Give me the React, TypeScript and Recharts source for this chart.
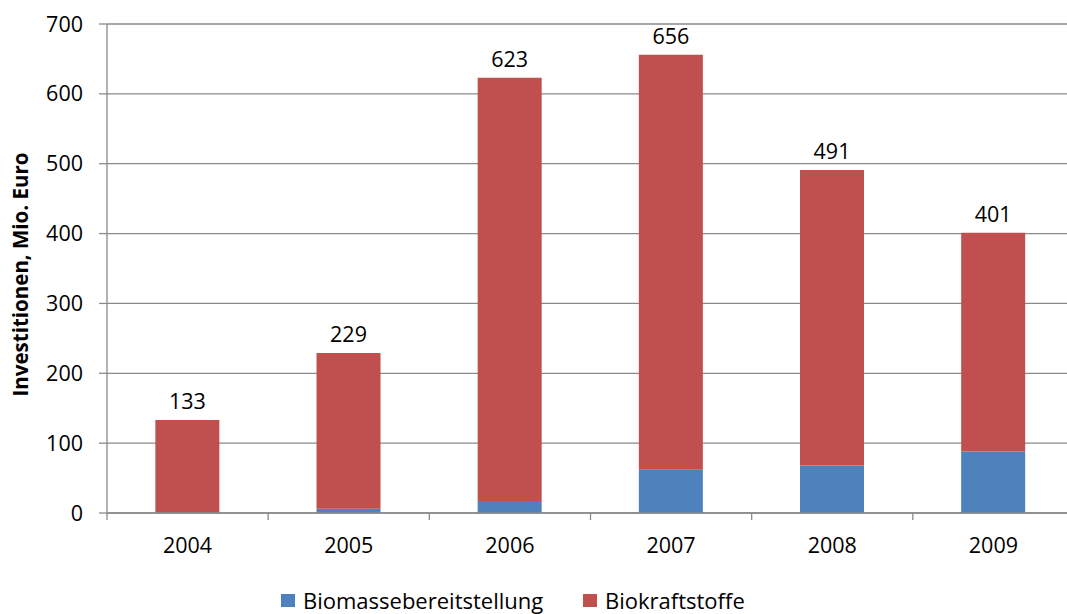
import React from 'react';
import { BarChart, Bar, XAxis, YAxis, CartesianGrid, LabelList, Legend } from 'recharts';

const years = ['2004', '2005', '2006', '2007', '2008', '2009'];
const biomasse = [1, 6, 17, 62, 68, 88];
const biokraftstoffe = [132, 223, 606, 594, 423, 313];
const totals = [133, 229, 623, 656, 491, 401];
const yTicks = [0, 100, 200, 300, 400, 500, 600, 700];

const data = years.map((y, i) => ({
  year: y,
  biomasse: biomasse[i],
  biokraftstoffe: biokraftstoffe[i],
  total: totals[i],
}));

const FONT = '"Open Sans", Lato, sans-serif';
const GRID = '#8a8a8a';
const BLUE = '#4F81BD';
const RED = '#C0504D';

const CategoryTick = (props: any) => {
  const { x, y, payload, index, visibleTicksCount } = props;
  const half = payload && typeof payload.offset === 'number' ? payload.offset : 80.5;
  const axisY = y - 25;
  return (
    <g>
      <line x1={x - half} x2={x - half} y1={axisY} y2={axisY + 7} stroke={GRID} strokeWidth={1.3} />
      {index === visibleTicksCount - 1 && (
        <line x1={x + half} x2={x + half} y1={axisY} y2={axisY + 7} stroke={GRID} strokeWidth={1.3} />
      )}
      <text x={x} y={y} dy="0.71em" textAnchor="middle" fontSize={21.5} fill="#000" fontFamily={FONT}>
        {payload.value}
      </text>
    </g>
  );
};

const YLabel = (props: any) => {
  const vb = props.viewBox || { x: 0, y: 24, width: 107, height: 489 };
  const cx = 20;
  const cy = vb.y + vb.height / 2 + 6;
  return (
    <text
      x={cx}
      y={cy}
      transform={`rotate(-90 ${cx} ${cy})`}
      textAnchor="middle"
      dominantBaseline="central"
      fontSize={20.5}
      fontWeight="bold"
      fill="#000"
      fontFamily={FONT}
    >
      Investitionen, Mio. Euro
    </text>
  );
};

const LegendContent = () => {
  const items = [
    { name: 'Biomassebereitstellung', color: BLUE, left: 0 },
    { name: 'Biokraftstoffe', color: RED, left: 302 },
  ];
  return (
    <div style={{ position: 'relative', height: 24, width: 500, fontFamily: FONT, fontSize: 22, color: '#000' }}>
      {items.map((it) => (
        <div key={it.name} style={{ position: 'absolute', left: it.left, top: 0, display: 'flex', alignItems: 'center', whiteSpace: 'nowrap' }}>
          <span style={{ display: 'inline-block', width: 14, height: 13, background: it.color, marginRight: 8, marginTop: 1 }} />
          <span style={{ lineHeight: '22px' }}>{it.name}</span>
        </div>
      ))}
    </div>
  );
};

export default function App() {
  return (
    <div style={{ position: 'absolute', left: 0, top: 0, width: 1067, height: 614, overflow: 'hidden', background: '#fff', fontFamily: FONT }}>
      <BarChart
        width={1074}
        height={614}
        data={data}
        margin={{ top: 24, right: 0, left: 0, bottom: 51 }}
        barCategoryGap="30%"
      >
        <CartesianGrid vertical={false} stroke={GRID} strokeWidth={1.3} />
        <XAxis
          dataKey="year"
          height={50}
          tickLine={false}
          tickSize={0}
          tickMargin={25}
          axisLine={{ stroke: GRID, strokeWidth: 1.3 }}
          tick={<CategoryTick />}
          interval={0}
        />
        <YAxis
          width={107}
          domain={[0, 700]}
          ticks={yTicks}
          tickSize={8}
          tickMargin={16}
          tickLine={{ stroke: GRID, strokeWidth: 1.3 }}
          axisLine={{ stroke: GRID, strokeWidth: 1.3 }}
          tick={{ fontSize: 21.5, fill: '#000', fontFamily: FONT }}
          label={<YLabel />}
        />
        <Legend
          layout="horizontal"
          verticalAlign="middle"
          align="center"
          content={<LegendContent />}
          wrapperStyle={{ top: 589, left: 281, width: 500 }}
        />
        <Bar dataKey="biomasse" name="Biomassebereitstellung" stackId="a" fill={BLUE} isAnimationActive={false} />
        <Bar dataKey="biokraftstoffe" name="Biokraftstoffe" stackId="a" fill={RED} isAnimationActive={false}>
          <LabelList dataKey="total" position="top" offset={11} fontSize={21.5} fill="#000" fontFamily={FONT} />
        </Bar>
      </BarChart>
    </div>
  );
}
============
- _Task goal_
Copy out all of the data word for word. Do not carry over any picture.

- _Output for this task_
Give me the React, TypeScript and Recharts source for this chart.
import React from 'react';
import { BarChart, Bar, XAxis, YAxis, CartesianGrid, LabelList, Legend } from 'recharts';

const years = ['2004', '2005', '2006', '2007', '2008', '2009'];
const biomasse = [1, 6, 17, 62, 68, 88];
const biokraftstoffe = [132, 223, 606, 594, 423, 313];
const totals = [133, 229, 623, 656, 491, 401];
const yTicks = [0, 100, 200, 300, 400, 500, 600, 700];

const data = years.map((y, i) => ({
  year: y,
  biomasse: biomasse[i],
  biokraftstoffe: biokraftstoffe[i],
  total: totals[i],
}));

const FONT = '"Open Sans", Lato, sans-serif';
const GRID = '#8a8a8a';
const BLUE = '#4F81BD';
const RED = '#C0504D';

const CategoryTick = (props: any) => {
  const { x, y, payload, index, visibleTicksCount } = props;
  const half = payload && typeof payload.offset === 'number' ? payload.offset : 80.5;
  const axisY = y - 25;
  return (
    <g>
      <line x1={x - half} x2={x - half} y1={axisY} y2={axisY + 7} stroke={GRID} strokeWidth={1.3} />
      {index === visibleTicksCount - 1 && (
        <line x1={x + half} x2={x + half} y1={axisY} y2={axisY + 7} stroke={GRID} strokeWidth={1.3} />
      )}
      <text x={x} y={y} dy="0.71em" textAnchor="middle" fontSize={21.5} fill="#000" fontFamily={FONT}>
        {payload.value}
      </text>
    </g>
  );
};

const YLabel = (props: any) => {
  const vb = props.viewBox || { x: 0, y: 24, width: 107, height: 489 };
  const cx = 20;
  const cy = vb.y + vb.height / 2 + 6;
  return (
    <text
      x={cx}
      y={cy}
      transform={`rotate(-90 ${cx} ${cy})`}
      textAnchor="middle"
      dominantBaseline="central"
      fontSize={20.5}
      fontWeight="bold"
      fill="#000"
      fontFamily={FONT}
    >
      Investitionen, Mio. Euro
    </text>
  );
};

const LegendContent = () => {
  const items = [
    { name: 'Biomassebereitstellung', color: BLUE, left: 0 },
    { name: 'Biokraftstoffe', color: RED, left: 302 },
  ];
  return (
    <div style={{ position: 'relative', height: 24, width: 500, fontFamily: FONT, fontSize: 22, color: '#000' }}>
      {items.map((it) => (
        <div key={it.name} style={{ position: 'absolute', left: it.left, top: 0, display: 'flex', alignItems: 'center', whiteSpace: 'nowrap' }}>
          <span style={{ display: 'inline-block', width: 14, height: 13, background: it.color, marginRight: 8, marginTop: 1 }} />
          <span style={{ lineHeight: '22px' }}>{it.name}</span>
        </div>
      ))}
    </div>
  );
};

export default function App() {
  return (
    <div style={{ position: 'absolute', left: 0, top: 0, width: 1067, height: 614, overflow: 'hidden', background: '#fff', fontFamily: FONT }}>
      <BarChart
        width={1074}
        height={614}
        data={data}
        margin={{ top: 24, right: 0, left: 0, bottom: 51 }}
        barCategoryGap="30%"
      >
        <CartesianGrid vertical={false} stroke={GRID} strokeWidth={1.3} />
        <XAxis
          dataKey="year"
          height={50}
          tickLine={false}
          tickSize={0}
          tickMargin={25}
          axisLine={{ stroke: GRID, strokeWidth: 1.3 }}
          tick={<CategoryTick />}
          interval={0}
        />
        <YAxis
          width={107}
          domain={[0, 700]}
          ticks={yTicks}
          tickSize={8}
          tickMargin={16}
          tickLine={{ stroke: GRID, strokeWidth: 1.3 }}
          axisLine={{ stroke: GRID, strokeWidth: 1.3 }}
          tick={{ fontSize: 21.5, fill: '#000', fontFamily: FONT }}
          label={<YLabel />}
        />
        <Legend
          layout="horizontal"
          verticalAlign="middle"
          align="center"
          content={<LegendContent />}
          wrapperStyle={{ top: 589, left: 281, width: 500 }}
        />
        <Bar dataKey="biomasse" name="Biomassebereitstellung" stackId="a" fill={BLUE} isAnimationActive={false} />
        <Bar dataKey="biokraftstoffe" name="Biokraftstoffe" stackId="a" fill={RED} isAnimationActive={false}>
          <LabelList dataKey="total" position="top" offset={11} fontSize={21.5} fill="#000" fontFamily={FONT} />
        </Bar>
      </BarChart>
    </div>
  );
}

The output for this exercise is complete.